Oracle MICROS Data Breach Compromises Restaurants’ Point-of-Sale Systems

Automated process is convenient and heaven sent, except from some instances that poses risks to those who uses it. Shopping with a credit card is a real time saver. One does not need to go to a bank or to locate an ATM to withdraw. A customer only has to present his card to the cashier, let it be swiped into a terminal, wait for the receipt to come out, sign it, then, voila!

Though buying with a credit card is among the widely used payment system nowadays, it imposes a threat to those who are using it. Hackers can steal credit card information, manufacture a counterfeit card together with the stolen information, and use it to transact without the knowledge of the original owner of the card. When the credit card bill comes a month after, the owner will be greeted with a huge amount of loans and purchases under his name which he never really made, in the first place.

The recent data breach affecting users of MICROS Point-of-Sale (POS) System have triggered credit card company Visa to issue an alert to its customer to explain the kind of malware that attacked Oracle and its customers. Apparently, the attackers targeted the customer support portal of businesses which uses the Oracle MICROS POS systems. These businesses are mainly composed of restaurants from the quick serve and fast casual industries. Most restaurants and retailers are at risk for this particular type of attack through the payment systems they employ.
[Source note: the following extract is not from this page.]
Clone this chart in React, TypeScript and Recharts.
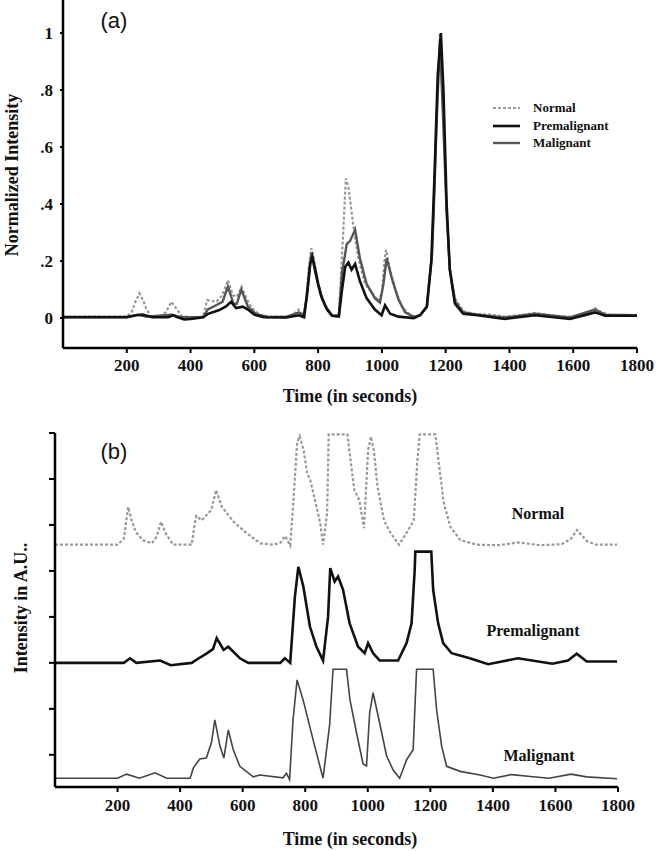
import React from "react";
import { LineChart, Line, XAxis, YAxis } from "recharts";

// ---------- Panel (a): normalized intensity, [time s, value] ----------
const normalA: [number, number][] = [
  [0, 0.005], [200, 0.005], [215, 0.02], [228, 0.06], [240, 0.087], [252, 0.06], [262, 0.03], [275, 0.008],
  [300, 0.005], [322, 0.02], [340, 0.057], [358, 0.03], [372, 0.008], [400, 0.003], [440, 0.005], [452, 0.063],
  [465, 0.06], [482, 0.058], [500, 0.081], [517, 0.133], [533, 0.08], [545, 0.075], [560, 0.11], [575, 0.07],
  [592, 0.035], [616, 0.012], [650, 0.005], [700, 0.005], [722, 0.01], [738, 0.03], [755, 0.01], [762, 0.06],
  [770, 0.17], [779, 0.245], [785, 0.22], [795, 0.15], [807, 0.09], [823, 0.045], [844, 0.01], [865, 0.01], [873, 0.18],
  [880, 0.33], [887, 0.49], [895, 0.46], [911, 0.32], [926, 0.21], [947, 0.12], [968, 0.09], [989, 0.06],
  [1000, 0.09], [1008, 0.2], [1013, 0.24], [1026, 0.17], [1042, 0.1], [1063, 0.04], [1084, 0.015], [1100, 0.005],
  [1120, 0.01], [1141, 0.04], [1157, 0.23], [1162, 0.37], [1172, 0.7], [1182, 1.0], [1192, 0.72], [1203, 0.38],
  [1213, 0.18], [1229, 0.07], [1255, 0.025], [1290, 0.015], [1340, 0.012], [1385, 0.005], [1430, 0.01],
  [1480, 0.018], [1530, 0.01], [1600, 0.003], [1640, 0.01], [1668, 0.035], [1690, 0.02], [1720, 0.01],
  [1760, 0.008], [1800, 0.012],
];
const premalignantA: [number, number][] = [
  [0, 0.003], [200, 0.003], [230, 0.01], [250, 0.012], [280, 0.003], [330, 0.003], [345, 0.01], [360, 0.003],
  [380, -0.005], [400, -0.003], [440, 0.003], [455, 0.015], [490, 0.028], [510, 0.04], [527, 0.057], [543, 0.035],
  [564, 0.04], [580, 0.03], [600, 0.012], [630, 0.003], [700, 0.002], [740, 0.01], [755, 0.003], [765, 0.08],
  [775, 0.19], [782, 0.215], [791, 0.17], [800, 0.12], [812, 0.07], [828, 0.03], [844, 0.008], [865, 0.005], [875, 0.1],
  [885, 0.18], [895, 0.195], [905, 0.17], [916, 0.19], [931, 0.13], [952, 0.07], [978, 0.03], [999, 0.01],
  [1010, 0.045], [1026, 0.015], [1052, 0.005], [1100, 0.0], [1120, 0.01], [1141, 0.04], [1155, 0.2], [1165, 0.5],
  [1175, 0.85], [1185, 1.0], [1193, 0.8], [1203, 0.4], [1213, 0.17], [1229, 0.05], [1255, 0.015], [1300, 0.01],
  [1385, -0.003], [1480, 0.01], [1590, -0.003], [1668, 0.02], [1700, 0.008], [1800, 0.008],
];
const malignantA: [number, number][] = [
  [0, 0.004], [200, 0.004], [235, 0.012], [260, 0.005], [340, 0.012], [370, 0.003], [440, 0.004], [454, 0.03],
  [480, 0.045], [500, 0.057], [517, 0.11], [535, 0.05], [545, 0.05], [559, 0.1], [580, 0.04], [605, 0.015],
  [640, 0.004], [700, 0.004], [740, 0.02], [757, 0.005], [767, 0.1], [779, 0.23], [791, 0.16], [807, 0.085],
  [823, 0.04], [844, 0.008], [865, 0.008], [875, 0.16], [890, 0.26], [900, 0.27], [916, 0.31], [931, 0.21],
  [952, 0.12], [978, 0.07], [994, 0.055], [1005, 0.12], [1015, 0.21], [1031, 0.14], [1052, 0.065], [1073, 0.02],
  [1100, 0.004], [1120, 0.01], [1141, 0.04], [1157, 0.22], [1162, 0.36], [1172, 0.7], [1182, 0.97], [1192, 0.7],
  [1203, 0.37], [1213, 0.17], [1229, 0.06], [1255, 0.02], [1300, 0.012], [1385, 0.002], [1480, 0.015],
  [1590, 0.002], [1668, 0.03], [1700, 0.012], [1800, 0.01],
];

// ---------- Panel (b): stacked intensities (A.U., offset traces) ----------
const normalB: [number, number][] = [
  [0, 4.57], [200, 4.57], [220, 4.7], [234, 5.39], [245, 5.1], [258, 4.85], [280, 4.67], [310, 4.6], [325, 4.75],
  [339, 5.07], [355, 4.8], [378, 4.57], [437, 4.57], [447, 5.04], [452, 5.2], [469, 5.1], [500, 5.33], [515, 5.76],
  [533, 5.4], [571, 5.07], [613, 4.82], [656, 4.6], [699, 4.57], [722, 4.62], [736, 4.76], [752, 4.55], [763, 5.6],
  [774, 6.78], [782, 6.93], [795, 6.63], [806, 6.13], [816, 5.98], [848, 5.04], [857, 4.57], [870, 5.26],
  [875, 6.97], [935, 6.97], [946, 6.35], [957, 5.76], [973, 5.54], [988, 4.93], [1001, 6.63], [1010, 6.92],
  [1020, 6.6], [1031, 5.83], [1052, 5.1], [1073, 4.82], [1100, 4.57], [1126, 4.85], [1147, 5.1], [1158, 6.35],
  [1166, 6.97], [1216, 6.97], [1227, 6.35], [1243, 5.48], [1264, 4.96], [1296, 4.67], [1349, 4.57], [1420, 4.56],
  [1480, 4.62], [1550, 4.56], [1620, 4.58], [1650, 4.7], [1669, 4.89], [1700, 4.65], [1730, 4.57], [1797, 4.57],
];
const premalignantB: [number, number][] = [
  [0, 2.0], [220, 2.0], [240, 2.1], [260, 2.0], [336, 2.05], [370, 1.95], [437, 2.0], [460, 2.1], [484, 2.2],
  [505, 2.3], [517, 2.54], [539, 2.28], [554, 2.35], [591, 2.1], [618, 2.0], [720, 2.0], [735, 2.1], [752, 2.0],
  [767, 3.44], [778, 4.09], [794, 3.66], [815, 2.79], [836, 2.35], [857, 2.05], [873, 3.0], [880, 4.06],
  [894, 3.77], [905, 3.88], [921, 3.59], [942, 2.86], [969, 2.35], [990, 2.21], [1001, 2.43], [1017, 2.21],
  [1038, 2.05], [1097, 2.05], [1124, 2.43], [1140, 2.86], [1150, 4.02], [1152, 4.42], [1203, 4.42], [1209, 3.59],
  [1225, 2.86], [1241, 2.43], [1268, 2.21], [1326, 2.1], [1385, 1.97], [1480, 2.1], [1590, 1.98], [1640, 2.05],
  [1668, 2.2], [1700, 2.03], [1797, 2.03],
];
const malignantB: [number, number][] = [
  [0, -0.51], [200, -0.51], [229, -0.42], [270, -0.51], [320, -0.39], [357, -0.51], [432, -0.51], [442, -0.29],
  [463, -0.09], [484, -0.07], [500, 0.26], [511, 0.76], [527, 0.2], [540, -0.07], [554, 0.54], [570, 0.11],
  [591, -0.25], [634, -0.48], [655, -0.44], [729, -0.5], [740, -0.4], [750, -0.54], [761, 0.76], [774, 1.63],
  [793, 1.2], [825, 0.33], [857, -0.51], [878, 0.65], [889, 1.86], [932, 1.86], [943, 1.2], [964, 0.48],
  [985, -0.2], [996, -0.24], [1006, 0.91], [1017, 1.35], [1033, 0.85], [1060, -0.02], [1081, -0.33],
  [1102, -0.51], [1124, -0.11], [1145, 0.11], [1156, 1.86], [1209, 1.86], [1220, 0.98], [1236, 0.2],
  [1252, -0.25], [1295, -0.36], [1359, -0.44], [1402, -0.51], [1460, -0.43], [1520, -0.47], [1580, -0.51],
  [1650, -0.42], [1700, -0.48], [1797, -0.52],
];

const timeTicks = [200, 400, 600, 800, 1000, 1200, 1400, 1600, 1800];
const yTicksA = [0, 0.2, 0.4, 0.6, 0.8, 1];
const yTickLabelsA = ["0", ".2", ".4", ".6", ".8", "1"];
const yTicksB = [0, 1, 2, 3, 4, 5, 6, 7];
const seriesNames = ["Normal", "Premalignant", "Malignant"];
const xTitle = "Time (in seconds)";
const yTitleA = "Normalized Intensity";
const yTitleB = "Intensity in A.U..";

const toRows = (arr: [number, number][]) => arr.map(([t, v]) => ({ t, v }));

const SERIF = "'Liberation Serif', 'Times New Roman', serif";
const SANS = "'Liberation Sans', Arial, sans-serif";

const XTick = (props: any) => {
  const { x, y, payload } = props;
  return (
    <text x={x} y={y} dy={13} textAnchor="middle" fontFamily={SERIF} fontSize={17} fontWeight={700} fill="#111">
      {String(payload.value)}
    </text>
  );
};
const YTickA = (props: any) => {
  const { x, y, payload } = props;
  const idx = yTicksA.indexOf(payload.value);
  return (
    <text x={x} y={y} dy={6} textAnchor="end" fontFamily={SERIF} fontSize={17} fontWeight={700} fill="#111">
      {idx >= 0 ? yTickLabelsA[idx] : String(payload.value)}
    </text>
  );
};
const EmptyTick = () => <g />;

const NORMAL_STYLE = { stroke: "#999", strokeWidth: 2.2, strokeDasharray: "3 2" };
const PRE_STYLE = { stroke: "#111", strokeWidth: 2.6 };
const MAL_STYLE_A = { stroke: "#555", strokeWidth: 2.4 };
const MAL_STYLE_B = { stroke: "#444", strokeWidth: 1.6 };

export default function App() {
  return (
    <div style={{ position: "absolute", left: 0, top: 0, width: 658, height: 851, background: "#fff" }}>
      {/* Panel (a) */}
      <div style={{ position: "absolute", left: 0, top: 0 }}>
        <LineChart width={658} height={420} margin={{ top: 0, right: 21, bottom: 0, left: 0 }}>
          <XAxis
            type="number"
            dataKey="t"
            domain={[0, 1800]}
            ticks={timeTicks}
            allowDataOverflow
            height={72}
            axisLine={{ stroke: "#000", strokeWidth: 2.5 }}
            tickLine={{ stroke: "#000", strokeWidth: 2 }}
            tickSize={5}
            tickMargin={5}
            tick={<XTick />}
          />
          <YAxis
            type="number"
            domain={[-0.105, 1.116]}
            ticks={yTicksA}
            allowDataOverflow
            width={63}
            axisLine={{ stroke: "#000", strokeWidth: 2.5 }}
            tickLine={{ stroke: "#000", strokeWidth: 2 }}
            tickSize={3}
            tickMargin={7}
            tick={<YTickA />}
          />
          <Line data={toRows(normalA)} dataKey="v" name={seriesNames[0]} type="linear" dot={false} activeDot={false} isAnimationActive={false} {...NORMAL_STYLE} />
          <Line data={toRows(malignantA)} dataKey="v" name={seriesNames[2]} type="linear" dot={false} activeDot={false} isAnimationActive={false} {...MAL_STYLE_A} />
          <Line data={toRows(premalignantA)} dataKey="v" name={seriesNames[1]} type="linear" dot={false} activeDot={false} isAnimationActive={false} {...PRE_STYLE} />
        </LineChart>
      </div>

      {/* Panel (b) */}
      <div style={{ position: "absolute", left: 0, top: 400 }}>
        <LineChart width={658} height={451} margin={{ top: 33, right: 40, bottom: 0, left: 0 }}>
          <XAxis
            type="number"
            dataKey="t"
            domain={[0, 1800]}
            ticks={timeTicks}
            allowDataOverflow
            height={64}
            axisLine={{ stroke: "#000", strokeWidth: 2.5 }}
            tickLine={{ stroke: "#000", strokeWidth: 2 }}
            tickSize={5}
            tickMargin={6}
            tick={<XTick />}
          />
          <YAxis
            type="number"
            domain={[-0.7, 7]}
            ticks={yTicksB}
            allowDataOverflow
            width={55}
            axisLine={{ stroke: "#000", strokeWidth: 2.5 }}
            tickLine={{ stroke: "#000", strokeWidth: 2 }}
            tickSize={6}
            tick={<EmptyTick />}
          />
          <Line data={toRows(normalB)} dataKey="v" name={seriesNames[0]} type="linear" dot={false} activeDot={false} isAnimationActive={false} {...NORMAL_STYLE} />
          <Line data={toRows(premalignantB)} dataKey="v" name={seriesNames[1]} type="linear" dot={false} activeDot={false} isAnimationActive={false} {...PRE_STYLE} />
          <Line data={toRows(malignantB)} dataKey="v" name={seriesNames[2]} type="linear" dot={false} activeDot={false} isAnimationActive={false} {...MAL_STYLE_B} />
        </LineChart>
      </div>

      {/* Text overlay: titles, panel tags, legend */}
      <svg width={658} height={851} style={{ position: "absolute", left: 0, top: 0, pointerEvents: "none" }}>
        <text x={114} y={28} textAnchor="middle" fontFamily={SANS} fontSize={22} fill="#111">(a)</text>
        <text x={114} y={459} textAnchor="middle" fontFamily={SANS} fontSize={22} fill="#111">(b)</text>

        <text x={350} y={402} textAnchor="middle" fontFamily={SERIF} fontSize={18} fontWeight={700} fill="#111">{xTitle}</text>
        <text x={350} y={845} textAnchor="middle" fontFamily={SERIF} fontSize={18} fontWeight={700} fill="#111">{xTitle}</text>

        <text transform="translate(18,175) rotate(-90)" textAnchor="middle" fontFamily={SERIF} fontSize={18} fontWeight={700} fill="#111">{yTitleA}</text>
        <text transform="translate(27,608) rotate(-90)" textAnchor="middle" fontFamily={SERIF} fontSize={18} fontWeight={700} fill="#111">{yTitleB}</text>

        {/* legend (a) */}
        <line x1={493} x2={520} y1={108} y2={108} {...NORMAL_STYLE} />
        <line x1={493} x2={520} y1={126} y2={126} {...PRE_STYLE} />
        <line x1={493} x2={520} y1={143} y2={143} {...MAL_STYLE_A} />
        <text x={533} y={112} fontFamily={SERIF} fontSize={13} fontWeight={700} fill="#111">{seriesNames[0]}</text>
        <text x={533} y={130} fontFamily={SERIF} fontSize={13} fontWeight={700} fill="#111">{seriesNames[1]}</text>
        <text x={533} y={147} fontFamily={SERIF} fontSize={13} fontWeight={700} fill="#111">{seriesNames[2]}</text>

        {/* trace labels (b) */}
        <text x={538} y={519} textAnchor="middle" fontFamily={SERIF} fontSize={16} fontWeight={700} fill="#111">{seriesNames[0]}</text>
        <text x={533} y={636} textAnchor="middle" fontFamily={SERIF} fontSize={16} fontWeight={700} fill="#111">{seriesNames[1]}</text>
        <text x={539} y={761} textAnchor="middle" fontFamily={SERIF} fontSize={16} fontWeight={700} fill="#111">{seriesNames[2]}</text>
      </svg>
    </div>
  );
}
Visa security alert named indicators of compromise (IOC) that may have been involved in the attack. IOC is a list of suspected IP address, domain names, filenames, and other codes that could show the path from the victim to the instigators of the security breach.

Investigations showed that more than 700 systems were infected by this attack.

Oracle urged its customers to change their passwords on their MICROS accounts.

Oracle MICROS POS system is among the top three POS systems used by more than 200,00 food and beverage outlets, 100,000 plus retails, and 30,000 plus hotels.

These type of data breaches that targets POS systems are not new. They have, in fact, attacked several retails stores in the past where the unsuspecting customers are affected the most. Malwares are installed at the point-of-sale devices, and from there, hackers are able to capture information from credit cards which had contact with those terminals.